Однако, как ни ограничены в своих возможностях демократические герои позднего Куприна, сочувственное изображение их свидетельствовало, что и в эти годы, когда декаденты прославляли разнузданного аморалиста или изломанного мистика, Куприн сохранил верность миру простых людей, великодушных и человечных.
Неслучайно именно в 1908–1911 годы писатель создает своих "Листригонов", цикл очерков о крымских рыбаках, где воспевает кипучую жизнь отважных тружеников моря. Настоящие герои - мужественные сердца, простые души - только у людей труда, - как бы напоминал Куприн этими очерками.

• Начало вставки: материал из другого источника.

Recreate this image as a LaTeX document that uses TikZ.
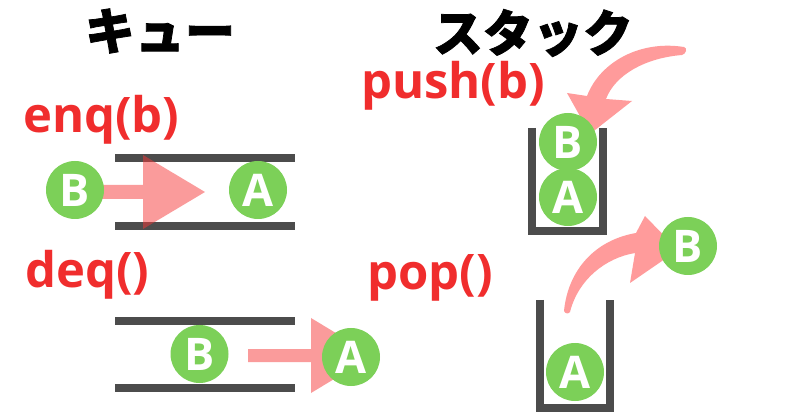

Стремление противопоставить себя литературе декаданса проявилось также и в эстетических высказываниях Куприна - в его рецензиях, письмах, статьях по русской и западноевропейской литературе. Декадентство во всех его разновидностях вызывает резко отрицательное отношение Куприна. С издевкой пишет он о художниках-импрессионистах, которые заполняют выставки изображениями "голых женщин зеленого цвета с фиолетовыми волосами". "Идиотские картины появились у нас на стенах, - жалуется герой рассказа "Мученик моды", - представьте себе разбивную яичницу, в которую взяли и вылили фунт малинового варенья. Это "Элегия c-dur"". Зависимость современного искусства от вкусов пресыщенного буржуа вскрыта в стихотворении "Диссонансы" (1915), где Куприн высмеивает содержание и приемы поэзии эгофутуристов, пародируя причудливые ритмы и безвкусные тропы северянинских "поэз".